In den nächsten Tagen verfolgen wir gespannt die Entwicklungen im Fall Arafat, empören uns über Suha, die im Angesicht des nahenden Todes ihres Mannes ihr bequemes Dasein dahinschwinden sieht – ihre zwei Privatjets, die $100.000 monatlich und all das -, amüsieren uns über die irreführende Berichterstattung (ist er nun tot oder lebt er noch?) und sind ein wenig entsetzt, dass Arafats Grab bereits geschaufelt wird, während sein Herz noch schlägt. Dann schließlich die endgültige Meldung: der Palästinenserführer ist gestorben und schon auf den Weg gebracht zur großen Trauerfeier nach Kairo. Da macht sich ein wenig Sorge breit – waren die letzten Wochen vielleicht nur die Ruhe vor dem Sturm, bricht jetzt das Chaos herein?
Beschuldigungen und Drohungen von palästinensischer Seite lassen natürlich nicht lange auf sich warten, obgleich die Ärzte eine Vergiftung Arafats definitiv ausgeschlossen haben. Aber da keine Diagnose an die Öffentlichkeit gedrungen ist, ist es natürlich ein Leichtes, Behauptungen aufzustellen, die nur noch schwer nachzuprüfen sind. Dennoch – eine Ära neigt sich dem Ende zu, und die Ungewissheit veranlasst die hiesigen Organe, ihre Sicherheitsvorkehrungen zu verschärfen: mehr Straßensperren, verstärkte Kontrollen, erhöhte Alarmbereitschaft. Sollte erwähnt werden, dass Arafat am Todestag Rabins ins Koma fiel? Kann man in diesen Zufall Bedeutung hineinlesen? Die nächsten Wochen und Monate werden zeigen, welche Auswirkungen Arafats Tod auf das Klima und die Zukunft in dieser Region hat. Unnötig zu erwähnen, dass die Hoffnungen so groß wie die Ängste sind. Jeder hier wünscht sich endlich Ruhe und Frieden für beide Seiten.

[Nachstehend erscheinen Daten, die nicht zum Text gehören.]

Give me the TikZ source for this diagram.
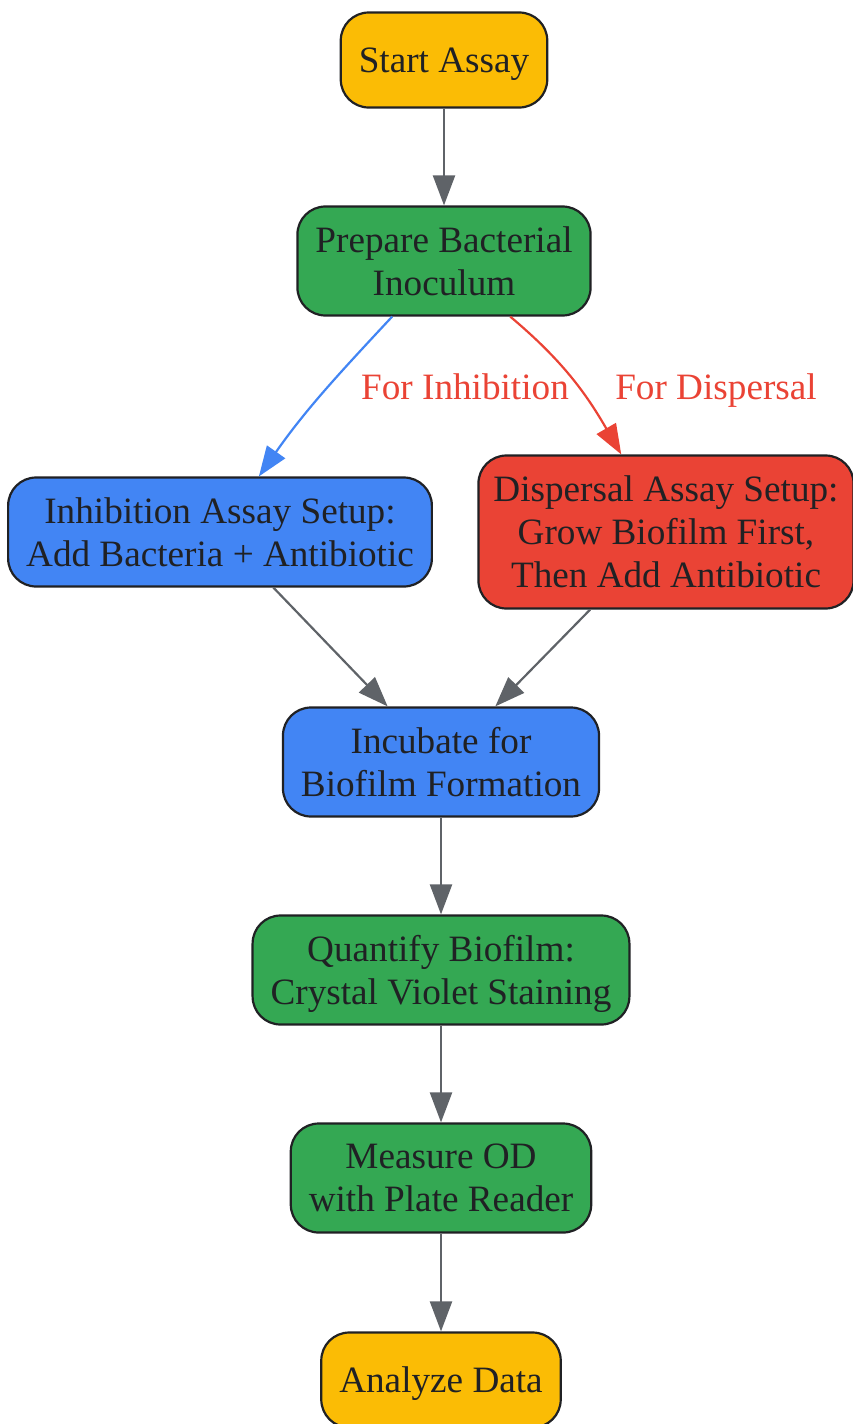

Damit nicht genug, stehen auch beruflich strukturelle Veränderungen an. Wir ziehen vom Großraumbüro in unsere eigenen vier Wände, verabschieden uns innerhalb von zwei Wochen von unserer Team- und unserer Abteilungsleiterin, lernen ihre Nachfolger kennen (welch eine Erleichterung!), und warten gespannt auf einen zusätzlichen Redakteur, der aber erst noch gefunden werden muß – was sich als nicht so einfach herausstellt, weil einer nach dem anderen durch die firmeninterne Prüfung fällt oder die Vorstellungsgespräche nicht meistert. Auf der anderen Seite quält mein Mann sich bis zum Rand der Depression mit der Entscheidung ab, ob es richtig war, den Vertrag in einer (übrigens deutschen) Firma zu unterschreiben, in der er im Dezember als Software-Architekt anfangen soll, oder ob er den bisherigen Karriereweg im IT-Bereich vielleicht doch hätte weitergehen sollen. Trennungen sind eben nie leicht und Scheidewege immer ein Risiko, das es abzuwägen gilt.Und nicht zuletzt stehen familiäre Veränderungen an, die sich momentan physisch in der sich rundenden Form meines Bauches manifestieren, der mitunter schon unkontrolliert unter der wachsenden Kraft kleiner Fäuste und winziger Füße erzittert. Bis zum Mutterschutz bleiben mir noch drei Monate, vorausgesetzt ich arbeite wie der Großteil der werdenden Mütter hier bis zum Tag der Geburt, um die kostbaren 12 bezahlten Wochen nicht vorab zu vergeuden. Aber langsam wird der Gedanke Realität, und das nicht nur ob der Krabbeldecke und des Teddybären, die meine Eltern uns bereits mit auf den Weg gegeben haben. Diese Monate sind ganz klar eine Zeit des Umbruchs und des Neuanfangs. Die positive Energie, die damit einhergeht, werden wir auf allen Ebenen zu nutzen wissen.